Recently I hear Steve Jobs citing this as a main reason to not have Flash on IPADS
In the general case, Flash isn't hard on the CPU, Flash contents are hard on the CPU. People don't usually use Flash to display static text and bitmaps, they use it for vector animations and video and RIAs with custom-skinned components, and compositing all those vectors and gradients and alpha channels takes CPU - regardless of whether you use Flash or HTML5 or Silverlight or JavaFX or whatever. Feel free to go check out the demos at this animation comparison, and see how the CPU usage of the HTML5 version stacks up against the Flash version. Results vary a lot by OS and browser, but for me (winXP/firefox), the Flash version uses roughly the same CPU as the canvas version (~50%), while giving a little more than double the FPS.
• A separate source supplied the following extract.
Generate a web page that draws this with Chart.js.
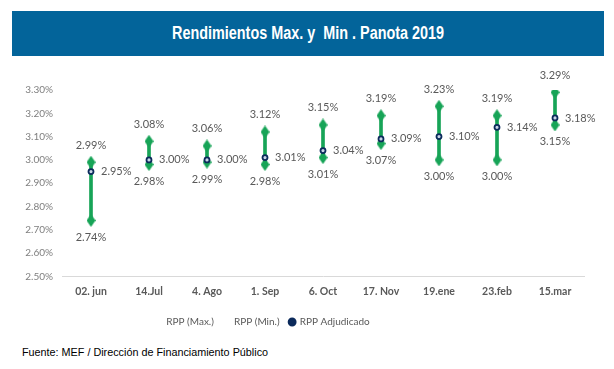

The second answer concerns video specifically, and the answer is this: no matter what technology you use to display video, only two things really affect the CPU usage: the codec, and whether or not it's hardware accelerated. You can test H264 video across browsers and OSs and Flash/HTML5 (and people have done so), and what you find is that CPU is low when video is hardware accelerated, and it's high when it's not, both inside Flash and out. So there's no issue of whether Flash video is hard on the CPU, the only question is whether Flash video is using HWA or not. Check the link for full details, but basically unless you're using OSX/Safari, Flash video uses the same CPU or less than other options.
Incidentally, if you were also wondering why Flash has historically used more CPU on macs than on PCs, even for non-video contents, see here for a lot of details - both on why it's been worse in the past and why it's improving with Flash 10.1. The quick version is that Apple has added newer and better ways for plugins to draw into the browser.